Замужество было сопряжено с существенными переменами в сфере поведения и мировосприятия дворянки, с принятием ею на себя новых дел и обязательств, а также с необходимостью проявления постоянной заботы о сохранении семейного согласия как одной из норм христианского общежития и вместе с тем как формы выражения материнской гендерной роли. Однако благие устремления молодых девушек зачастую наталкивались на столь же решительное отторжение со стороны новоиспеченных мужей, особенно если в намерения последних не входило что-либо менять в привычном им состоянии эмоционального и бытового эгоцентризма.

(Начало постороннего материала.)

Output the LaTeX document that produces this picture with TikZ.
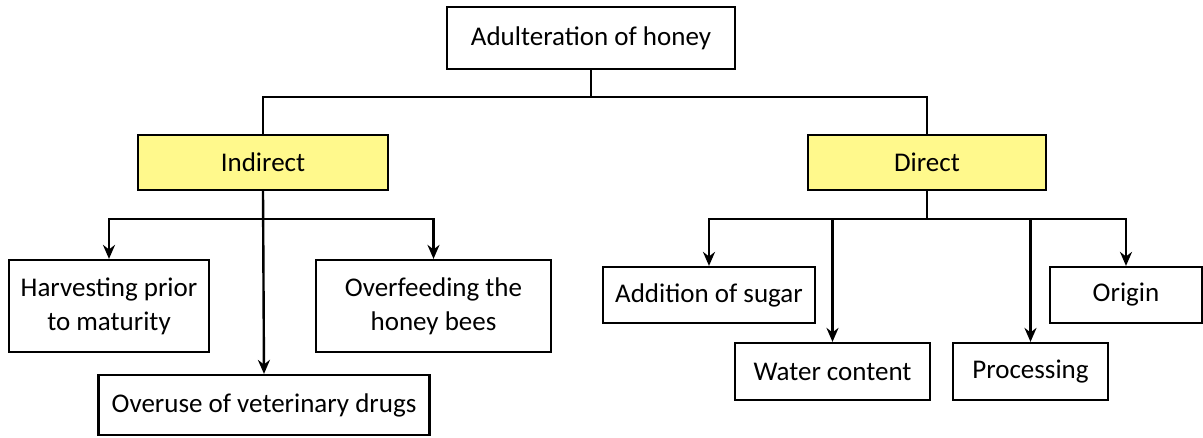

Альтернативной формой заключения брака считался так называемый «тайный брак», реализовывавшийся как этнографический брак «увозом», когда родители по тем или иным причинам не давали согласия на замужество дочери, а она, напротив, стремилась к этому из‐за сильной романтической привязанности. Среди таких браков, заключавшихся исключительно по любви и по желанию девушки, встречались как счастливые, так и несчастливые истории. Возлюбленные «увозили» своих избранниц и из родительского дома (как гусарский ротмистр Андрей Васильевич Дуров Надежду Ивановну, урожденную Александрович[778]), и из института. А. Н. Энгельгардт вспоминала: «Про наш институт (московский Екатерининский. – А. Б.) было, например, известно, что лет за двадцать пять до моего поступления (в 1848 году, следовательно, речь идет о начале 1820‐х годов. – А. Б.) сын директрисы увез одну институтку и обвенчался с ней. Эта история в свое время наделала много шуму и передавалась институтками из рода в род»[779].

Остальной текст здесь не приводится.